The more I talk with engineering managers around me - in my own company, during interviews or around a beer - the more I see tow patterns, two different ways to talk about their team: those who say “they” about people they manage and those who included themselves in a global “we”.
I first thought that the difference was the result of different skills. I thought that engineering managers that used to be engineers tends to include their selves in the team. Especially when management is a part time job. But then, I started to identify other patterns, similarities between those who see them as part of the team on other elements, outside of technical skills. The same way, I heard and saw some behaviour letting me think that there also is similarities between managers using “they” to talk about their team.
Also, I recently discussed with one of my colleague about either the scrum master should be considered as part of the (development) team or not. In other words: should we consider the oil we inject inside an engine as part of the engine?
My thoughts about that bring me another question: Would the engine have worked if we hadn’t put oil in it? Probably not. Then, yes, technically speaking the engine may still be an engine even if it is not working. But who cares?
A similar approach may be considered about the role of engineering manager.
Successes and failures of a team
In a cultural point of view, choosing to include the engineering manager as part of the team or, at the contrary, choosing to see him/her as an external stakeholder brings many questions about reward and accountability.
The role and responsibilities of the manager in an Agile context is not yet clear even if the Management 3.0 practices tend to clarify it. In many cases, the manager is considered as an external influencer who is in charge of making people individually improve themselves while the team, with the help of a coach, is in charge of making the whole team improve itself.
From this point of view, using “they” when talking about the team you manage may make sense. But most of the time it is not the case. Managers are still much more considered as know-how people and tends to be expected as senior engineers. Thus, the assumption making the manager an external influencer is false and what could have made sense in this situation shouldn’t be applied in another one.
In the other hand, including the manager (or not) in the team leads to considering his/her actions as a part of the success or the failure of the team (or not?).
As you may already guess, successes and failures are not treated the same way by managers not including themselves in the team. Most of the time, this kind of behavior leads the manager to consider success as their own and failure as the responsibility of their team.

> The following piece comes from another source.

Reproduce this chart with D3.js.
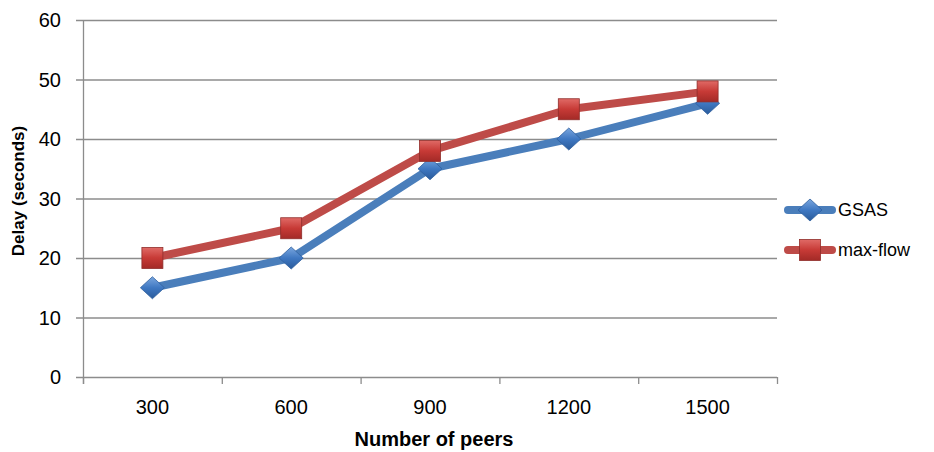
<!DOCTYPE html>
<html><head><meta charset="utf-8">
<script src="https://cdn.jsdelivr.net/npm/d3@7"></script>
<style>body{margin:0;background:#fff}</style>
</head><body>
<svg id="c" width="934" height="452"></svg>
<script>
const categories = ["300","600","900","1200","1500"];
const gsas = [15, 20, 35, 40, 46];
const maxflow = [20, 25, 38, 45, 48];
const yTicks = [0,10,20,30,40,50,60];
const seriesNames = ["GSAS","max-flow"];

const svg = d3.select("#c");
const font = "'Liberation Sans', Arial, sans-serif";
const m = {l:83, r:777, t:20, b:377};
const x = d3.scaleBand().domain(categories).range([m.l, m.r]);
const y = d3.scaleLinear().domain([0,60]).range([m.b, m.t]);

const defs = svg.append("defs");
const gb = defs.append("linearGradient").attr("id","gb").attr("x1",0).attr("y1",0).attr("x2",0).attr("y2",1);
gb.append("stop").attr("offset","0%").attr("stop-color","#7aa6de");
gb.append("stop").attr("offset","50%").attr("stop-color","#3f78c2");
gb.append("stop").attr("offset","100%").attr("stop-color","#2a5b9b");
const gr = defs.append("linearGradient").attr("id","gr").attr("x1",0).attr("y1",0).attr("x2",0).attr("y2",1);
gr.append("stop").attr("offset","0%").attr("stop-color","#e06a66");
gr.append("stop").attr("offset","50%").attr("stop-color","#c73a36");
gr.append("stop").attr("offset","100%").attr("stop-color","#a32a27");

// gridlines
svg.append("g").selectAll("line").data(yTicks).join("line")
  .attr("x1", m.l-7).attr("x2", m.r).attr("y1", d=>y(d)+0.5).attr("y2", d=>y(d)+0.5)
  .attr("stroke","#8c8c8c").attr("stroke-width",1.3);
// y axis line
svg.append("line").attr("x1",m.l+0.5).attr("x2",m.l+0.5).attr("y1",m.t).attr("y2",m.b+7)
  .attr("stroke","#8c8c8c").attr("stroke-width",1.3);
// x ticks at band boundaries
const bounds = categories.map(c=>x(c)+x.bandwidth()).concat([m.l]);
svg.append("g").selectAll("line").data(bounds).join("line")
  .attr("x1",d=>d+0.5).attr("x2",d=>d+0.5).attr("y1",m.b).attr("y2",m.b+7)
  .attr("stroke","#8c8c8c").attr("stroke-width",1.3);

// y labels
svg.append("g").selectAll("text").data(yTicks).join("text")
  .attr("x", 61).attr("y", d=>y(d)).attr("dy","0.36em").attr("text-anchor","end")
  .attr("font-family",font).attr("font-size",20).attr("fill","#000").text(d=>d);
// x labels
svg.append("g").selectAll("text").data(categories).join("text")
  .attr("x", d=>x(d)+x.bandwidth()/2).attr("y", 414).attr("text-anchor","middle")
  .attr("font-family",font).attr("font-size",20).attr("fill","#000").text(d=>d);

// titles
svg.append("text").attr("x",434).attr("y",446).attr("text-anchor","middle")
  .attr("font-family",font).attr("font-size",20).attr("font-weight","bold").text("Number of peers");
svg.append("text").attr("transform","translate(24,191) rotate(-90)").attr("text-anchor","middle")
  .attr("font-family",font).attr("font-size",17).attr("font-weight","bold").text("Delay (seconds)");

const line = d3.line().x((d,i)=>x(categories[i])+x.bandwidth()/2).y(d=>y(d));
const series = [
  {name:seriesNames[0], vals:gsas, color:"#4a7ebb", sym:d3.symbolDiamond, fill:"url(#gb)", stroke:"#2f5f9e"},
  {name:seriesNames[1], vals:maxflow, color:"#be4b48", sym:d3.symbolSquare, fill:"url(#gr)", stroke:"#8f2d2a"}
];
function marker(g, s, cx, cy){
  if (s.sym === d3.symbolDiamond) {
    g.append("path").attr("d", `M${cx},${cy-11}L${cx+12},${cy}L${cx},${cy+11}L${cx-12},${cy}Z`)
      .attr("fill", s.fill).attr("stroke", s.stroke).attr("stroke-width",0.8);
  } else {
    g.append("rect").attr("x",cx-10.5).attr("y",cy-10.5).attr("width",21).attr("height",21)
      .attr("fill", s.fill).attr("stroke", s.stroke).attr("stroke-width",0.8);
  }
}
series.forEach(s=>{
  svg.append("path").datum(s.vals).attr("d",line).attr("fill","none")
    .attr("stroke",s.color).attr("stroke-width",8).attr("stroke-linejoin","round").attr("stroke-linecap","round");
});
series.forEach(s=>{
  const g = svg.append("g");
  s.vals.forEach((v,i)=>marker(g, s, x(categories[i])+x.bandwidth()/2, y(v)));
});

// legend
series.forEach((s,i)=>{
  const ly = 210 + i*40;
  svg.append("line").attr("x1",788).attr("x2",832).attr("y1",ly).attr("y2",ly)
    .attr("stroke",s.color).attr("stroke-width",8).attr("stroke-linecap","round");
  marker(svg.append("g"), s, 810, ly);
  svg.append("text").attr("x",838).attr("y",ly).attr("dy","0.36em")
    .attr("font-family",font).attr("font-size",18).text(s.name);
});
</script>
</body></html>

This is where the culture start to be nauseous, where people start feeling they are not considered enough, where the team enter in a world of stress without any chance to escape with a feeling of accomplishment brought by success
The manager output
To find out the answer to either the manager is or is not part of the team, we need to define the manager output: what a manager is accountable for.
First of all, we should consider managers of two kinds. Manager of a team, who are the one you may have in mind. And know-how engineer, who has an experience, some kind of expertise, and spread his knowledge across multiple teams. This last may not have to actually manage people. But his/her actions have the same objective than the first one: make a group of people achieve their goal, succeed, or improve their selves.
Thus, the manager output is the output of the group of people under his/her influence. It may be its own team, it may be people across different teams.
This output is what the manager should be accountable for. When someone fails in the team, the team may fail and the manager should take his/her own responsibility in the root cause of the failure.
In the same way, success should be shared between the team and the manager. The first is responsible for the achievement. But the last is responsible for the culture leading to success.
“they” vs “we”
Considering the output of the manager, failures of the team obviously find its root cause in the managerial actions or lack of actions and the same logic apply for successes. People - engineering managers - talking about their team as if they were not part of it miss the key point of their role.
If the manager is not part of the team, what is he/she part of? Is there really a manager role which should be considered differently than the engineering team? Should we consider, for example, a team of managers? Does it even make sense? Or course not.
Bullshit start when the manager excluded herself/himself from the team.
I often hear people considering being a manager is a bullshit job.
I first mostly agreed with that. From this point of view, what you actually do, the impact you have, is what makes sense and all other work that doesn’t produce value is a bullshit job.
This is the kind of opinion people develop when they don’t understand the output of their manager. Mostly because, most of the time, the manager excluded himself/herself from the team either by using demonstrative pronouns or by making the failures of the team as the team responsibility and not its own.
Thus, in my point of view, a manager stop to be a manager when he/she start to exclude himself/herself from the team. Words have a sense and using inclusive pronouns is a good indicator showing the team that the actions of the manager take their place in the team actions.